(Records with drawing code)
⟨

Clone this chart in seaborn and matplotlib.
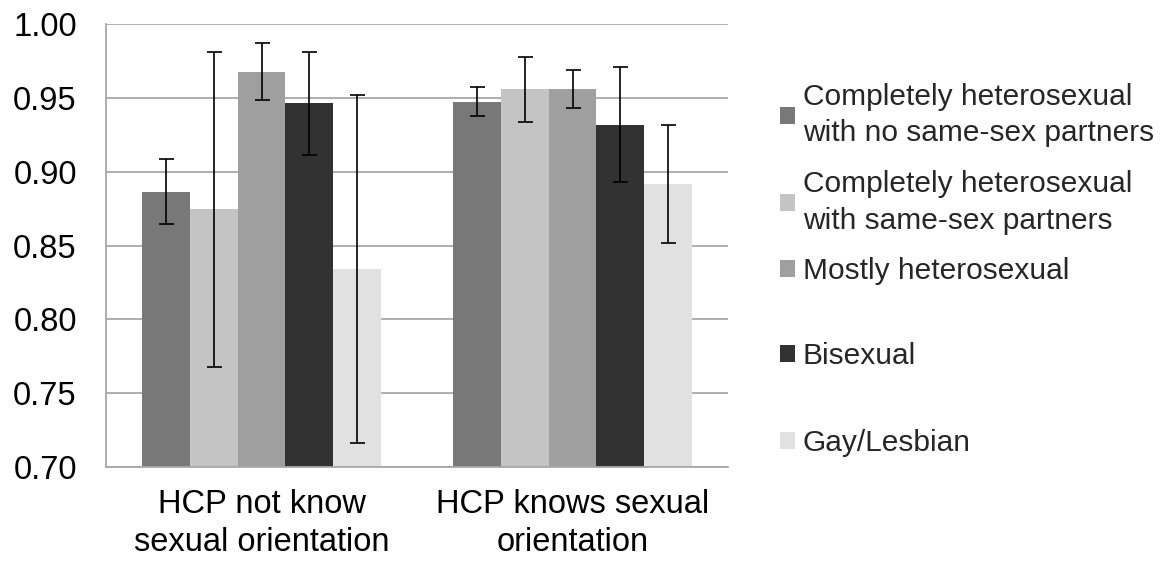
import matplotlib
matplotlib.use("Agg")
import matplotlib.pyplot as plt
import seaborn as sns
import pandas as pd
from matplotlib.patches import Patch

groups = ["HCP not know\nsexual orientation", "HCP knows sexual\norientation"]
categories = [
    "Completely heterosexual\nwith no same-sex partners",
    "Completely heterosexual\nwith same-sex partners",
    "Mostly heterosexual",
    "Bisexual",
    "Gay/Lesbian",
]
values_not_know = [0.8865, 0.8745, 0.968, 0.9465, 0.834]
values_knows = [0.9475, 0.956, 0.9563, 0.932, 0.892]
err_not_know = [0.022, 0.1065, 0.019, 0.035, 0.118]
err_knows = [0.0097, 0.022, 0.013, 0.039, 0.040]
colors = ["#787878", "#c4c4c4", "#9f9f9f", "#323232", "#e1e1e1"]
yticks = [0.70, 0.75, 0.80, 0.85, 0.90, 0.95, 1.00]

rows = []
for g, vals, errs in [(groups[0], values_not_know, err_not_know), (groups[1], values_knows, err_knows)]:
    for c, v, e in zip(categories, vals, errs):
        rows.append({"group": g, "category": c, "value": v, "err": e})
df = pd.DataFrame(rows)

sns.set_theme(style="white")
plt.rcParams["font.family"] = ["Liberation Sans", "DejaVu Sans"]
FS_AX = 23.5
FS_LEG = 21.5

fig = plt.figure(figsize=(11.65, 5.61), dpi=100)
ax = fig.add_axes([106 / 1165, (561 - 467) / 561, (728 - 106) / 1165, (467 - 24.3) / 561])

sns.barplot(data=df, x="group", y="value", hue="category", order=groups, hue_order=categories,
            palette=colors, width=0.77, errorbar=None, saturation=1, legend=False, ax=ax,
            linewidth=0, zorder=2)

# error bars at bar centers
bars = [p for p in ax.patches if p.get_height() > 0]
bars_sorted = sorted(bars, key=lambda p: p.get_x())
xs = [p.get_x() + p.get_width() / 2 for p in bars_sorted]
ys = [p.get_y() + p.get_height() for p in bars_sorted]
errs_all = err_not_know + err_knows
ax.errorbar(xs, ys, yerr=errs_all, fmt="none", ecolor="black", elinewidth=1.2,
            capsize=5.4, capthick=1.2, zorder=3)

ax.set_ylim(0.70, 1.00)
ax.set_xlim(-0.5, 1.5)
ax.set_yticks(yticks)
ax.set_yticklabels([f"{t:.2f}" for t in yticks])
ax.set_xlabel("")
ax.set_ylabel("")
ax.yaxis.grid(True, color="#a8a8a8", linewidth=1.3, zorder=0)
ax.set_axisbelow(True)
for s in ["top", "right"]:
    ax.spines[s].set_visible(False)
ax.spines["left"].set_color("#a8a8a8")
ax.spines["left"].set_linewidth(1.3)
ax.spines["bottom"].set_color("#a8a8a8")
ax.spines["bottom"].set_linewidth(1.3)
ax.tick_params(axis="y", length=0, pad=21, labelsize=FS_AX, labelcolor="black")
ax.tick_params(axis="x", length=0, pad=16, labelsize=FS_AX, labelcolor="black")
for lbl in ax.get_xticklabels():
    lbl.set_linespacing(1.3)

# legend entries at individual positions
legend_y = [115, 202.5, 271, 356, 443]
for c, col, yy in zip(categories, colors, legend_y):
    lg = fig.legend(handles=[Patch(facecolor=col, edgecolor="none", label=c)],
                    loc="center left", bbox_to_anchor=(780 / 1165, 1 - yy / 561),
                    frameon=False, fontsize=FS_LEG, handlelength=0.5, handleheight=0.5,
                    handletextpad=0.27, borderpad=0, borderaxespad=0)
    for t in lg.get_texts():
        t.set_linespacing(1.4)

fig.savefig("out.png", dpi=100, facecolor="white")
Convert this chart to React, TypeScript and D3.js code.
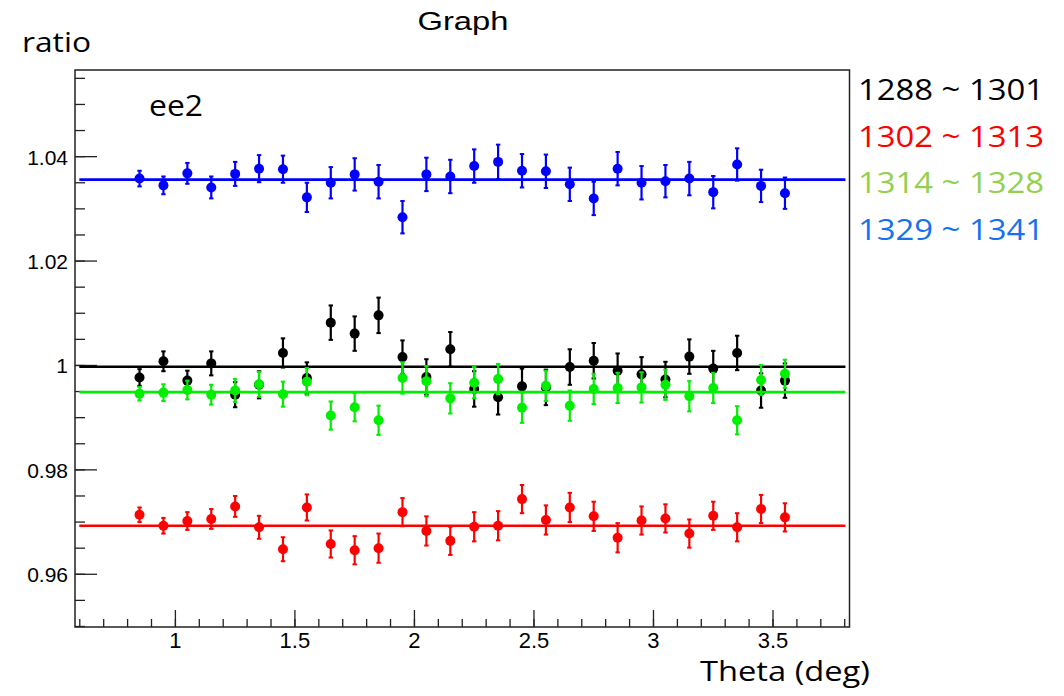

⟩

EXERCISE OBJECTIVE:
Check each line of the records for the word "matplotlib" and extract those that contain it.

RESULT FOR THIS TASK:
Clone this chart in seaborn and matplotlib.
import matplotlib
matplotlib.use("Agg")
import matplotlib.pyplot as plt
from matplotlib.patches import Patch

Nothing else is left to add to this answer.